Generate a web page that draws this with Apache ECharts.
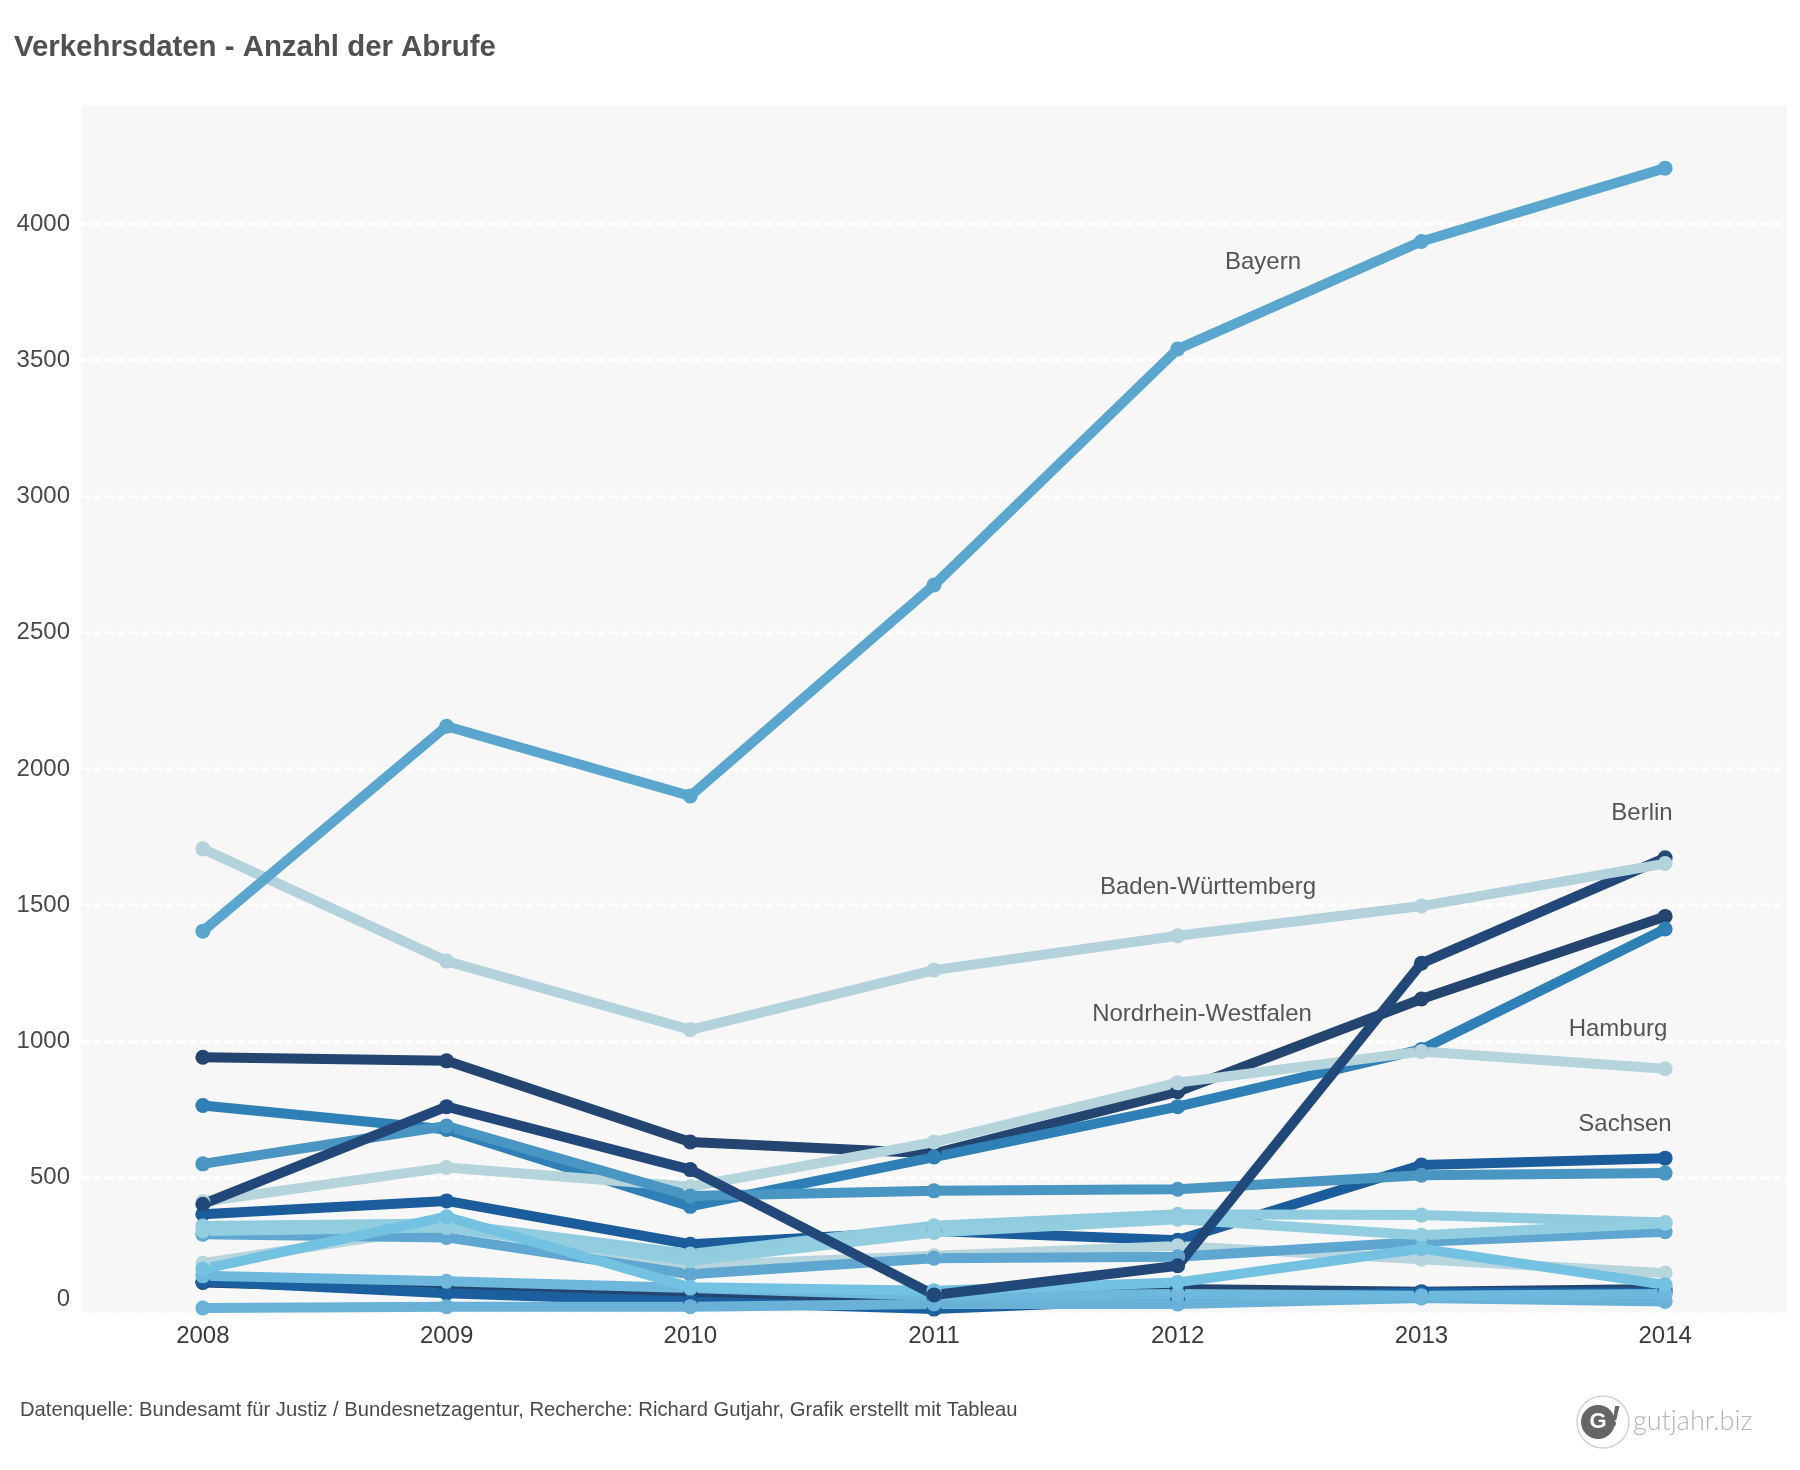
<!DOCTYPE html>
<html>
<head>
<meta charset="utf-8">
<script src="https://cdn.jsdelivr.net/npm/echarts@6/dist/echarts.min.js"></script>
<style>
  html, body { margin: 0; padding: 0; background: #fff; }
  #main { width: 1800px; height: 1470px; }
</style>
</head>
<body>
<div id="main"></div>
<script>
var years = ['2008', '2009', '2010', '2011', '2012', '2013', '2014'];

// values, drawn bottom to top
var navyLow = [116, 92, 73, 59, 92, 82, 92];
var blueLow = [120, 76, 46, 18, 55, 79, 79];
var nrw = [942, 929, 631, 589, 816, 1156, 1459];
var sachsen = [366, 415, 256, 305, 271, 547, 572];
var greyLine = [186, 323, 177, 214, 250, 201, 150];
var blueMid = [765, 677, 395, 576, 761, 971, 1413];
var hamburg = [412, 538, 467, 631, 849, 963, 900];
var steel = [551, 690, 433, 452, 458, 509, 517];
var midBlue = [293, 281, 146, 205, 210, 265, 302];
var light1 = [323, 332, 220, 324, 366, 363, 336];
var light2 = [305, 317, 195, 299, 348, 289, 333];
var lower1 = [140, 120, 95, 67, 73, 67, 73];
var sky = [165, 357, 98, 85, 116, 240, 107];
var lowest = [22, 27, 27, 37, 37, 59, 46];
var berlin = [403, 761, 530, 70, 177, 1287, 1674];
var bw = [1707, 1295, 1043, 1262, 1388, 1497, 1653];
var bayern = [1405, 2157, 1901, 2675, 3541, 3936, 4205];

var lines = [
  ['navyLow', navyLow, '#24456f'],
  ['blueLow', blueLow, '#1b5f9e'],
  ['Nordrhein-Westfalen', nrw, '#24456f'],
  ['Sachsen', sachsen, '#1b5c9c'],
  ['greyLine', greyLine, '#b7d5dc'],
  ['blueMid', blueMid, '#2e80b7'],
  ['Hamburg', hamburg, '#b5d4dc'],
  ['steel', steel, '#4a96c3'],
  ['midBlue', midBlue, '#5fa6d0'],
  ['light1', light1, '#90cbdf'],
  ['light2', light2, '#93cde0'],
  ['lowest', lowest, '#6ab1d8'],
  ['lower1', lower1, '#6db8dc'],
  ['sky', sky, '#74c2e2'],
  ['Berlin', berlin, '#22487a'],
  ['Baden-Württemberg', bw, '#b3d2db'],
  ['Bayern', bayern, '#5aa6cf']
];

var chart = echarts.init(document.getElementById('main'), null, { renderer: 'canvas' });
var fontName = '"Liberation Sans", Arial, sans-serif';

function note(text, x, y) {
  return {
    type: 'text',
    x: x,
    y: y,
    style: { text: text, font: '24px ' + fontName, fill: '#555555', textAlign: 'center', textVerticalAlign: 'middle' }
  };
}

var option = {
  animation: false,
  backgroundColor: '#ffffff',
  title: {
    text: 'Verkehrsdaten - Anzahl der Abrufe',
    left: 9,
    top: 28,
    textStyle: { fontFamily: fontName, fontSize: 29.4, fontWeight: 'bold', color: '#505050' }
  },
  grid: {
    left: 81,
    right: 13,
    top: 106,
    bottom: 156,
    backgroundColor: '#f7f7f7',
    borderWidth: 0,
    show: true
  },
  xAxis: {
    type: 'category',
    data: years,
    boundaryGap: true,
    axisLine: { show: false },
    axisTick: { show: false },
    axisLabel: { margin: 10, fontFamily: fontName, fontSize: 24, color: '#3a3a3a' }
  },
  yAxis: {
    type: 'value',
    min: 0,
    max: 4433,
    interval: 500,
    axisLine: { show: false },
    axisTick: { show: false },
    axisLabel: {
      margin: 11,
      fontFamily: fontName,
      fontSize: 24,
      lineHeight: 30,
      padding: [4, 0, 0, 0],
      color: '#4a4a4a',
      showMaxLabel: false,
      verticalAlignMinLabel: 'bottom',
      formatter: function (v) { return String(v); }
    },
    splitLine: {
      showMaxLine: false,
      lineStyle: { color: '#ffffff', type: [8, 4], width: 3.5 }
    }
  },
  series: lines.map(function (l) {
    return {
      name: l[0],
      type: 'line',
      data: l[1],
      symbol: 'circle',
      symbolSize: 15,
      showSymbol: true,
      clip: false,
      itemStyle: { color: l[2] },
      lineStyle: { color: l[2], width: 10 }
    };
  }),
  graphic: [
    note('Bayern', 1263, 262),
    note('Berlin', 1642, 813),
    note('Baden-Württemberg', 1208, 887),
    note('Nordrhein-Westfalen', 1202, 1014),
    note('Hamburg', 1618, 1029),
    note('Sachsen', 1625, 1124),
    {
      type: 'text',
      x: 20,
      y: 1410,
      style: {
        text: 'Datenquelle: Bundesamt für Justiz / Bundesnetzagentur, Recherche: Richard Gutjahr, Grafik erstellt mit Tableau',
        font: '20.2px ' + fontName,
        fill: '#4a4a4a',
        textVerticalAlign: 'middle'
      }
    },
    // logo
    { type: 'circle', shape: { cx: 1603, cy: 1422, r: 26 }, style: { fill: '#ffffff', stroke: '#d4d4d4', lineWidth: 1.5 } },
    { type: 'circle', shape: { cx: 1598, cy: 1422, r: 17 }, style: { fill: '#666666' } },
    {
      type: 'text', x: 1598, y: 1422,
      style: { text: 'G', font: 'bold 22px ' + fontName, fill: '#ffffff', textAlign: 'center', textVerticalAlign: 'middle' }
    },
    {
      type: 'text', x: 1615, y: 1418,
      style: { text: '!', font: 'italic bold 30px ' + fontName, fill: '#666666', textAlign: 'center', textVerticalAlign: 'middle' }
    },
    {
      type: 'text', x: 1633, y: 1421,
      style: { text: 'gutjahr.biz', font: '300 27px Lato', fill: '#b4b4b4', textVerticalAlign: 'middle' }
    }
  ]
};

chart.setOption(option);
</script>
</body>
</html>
= = = = = = =
> _EXERCISE DETAILS_
Pictures excluded, repeat exactly the lines from the top of the material through the line with "var bayern = [1405, 2157, 1901, 2675, 3541, 3936, 4205];", including both of those lines.

> _FINISHED ANSWER_
Generate a web page that draws this with Apache ECharts.
<!DOCTYPE html>
<html>
<head>
<meta charset="utf-8">
<script src="https://cdn.jsdelivr.net/npm/echarts@6/dist/echarts.min.js"></script>
<style>
  html, body { margin: 0; padding: 0; background: #fff; }
  #main { width: 1800px; height: 1470px; }
</style>
</head>
<body>
<div id="main"></div>
<script>
var years = ['2008', '2009', '2010', '2011', '2012', '2013', '2014'];

// values, drawn bottom to top
var navyLow = [116, 92, 73, 59, 92, 82, 92];
var blueLow = [120, 76, 46, 18, 55, 79, 79];
var nrw = [942, 929, 631, 589, 816, 1156, 1459];
var sachsen = [366, 415, 256, 305, 271, 547, 572];
var greyLine = [186, 323, 177, 214, 250, 201, 150];
var blueMid = [765, 677, 395, 576, 761, 971, 1413];
var hamburg = [412, 538, 467, 631, 849, 963, 900];
var steel = [551, 690, 433, 452, 458, 509, 517];
var midBlue = [293, 281, 146, 205, 210, 265, 302];
var light1 = [323, 332, 220, 324, 366, 363, 336];
var light2 = [305, 317, 195, 299, 348, 289, 333];
var lower1 = [140, 120, 95, 67, 73, 67, 73];
var sky = [165, 357, 98, 85, 116, 240, 107];
var lowest = [22, 27, 27, 37, 37, 59, 46];
var berlin = [403, 761, 530, 70, 177, 1287, 1674];
var bw = [1707, 1295, 1043, 1262, 1388, 1497, 1653];
var bayern = [1405, 2157, 1901, 2675, 3541, 3936, 4205];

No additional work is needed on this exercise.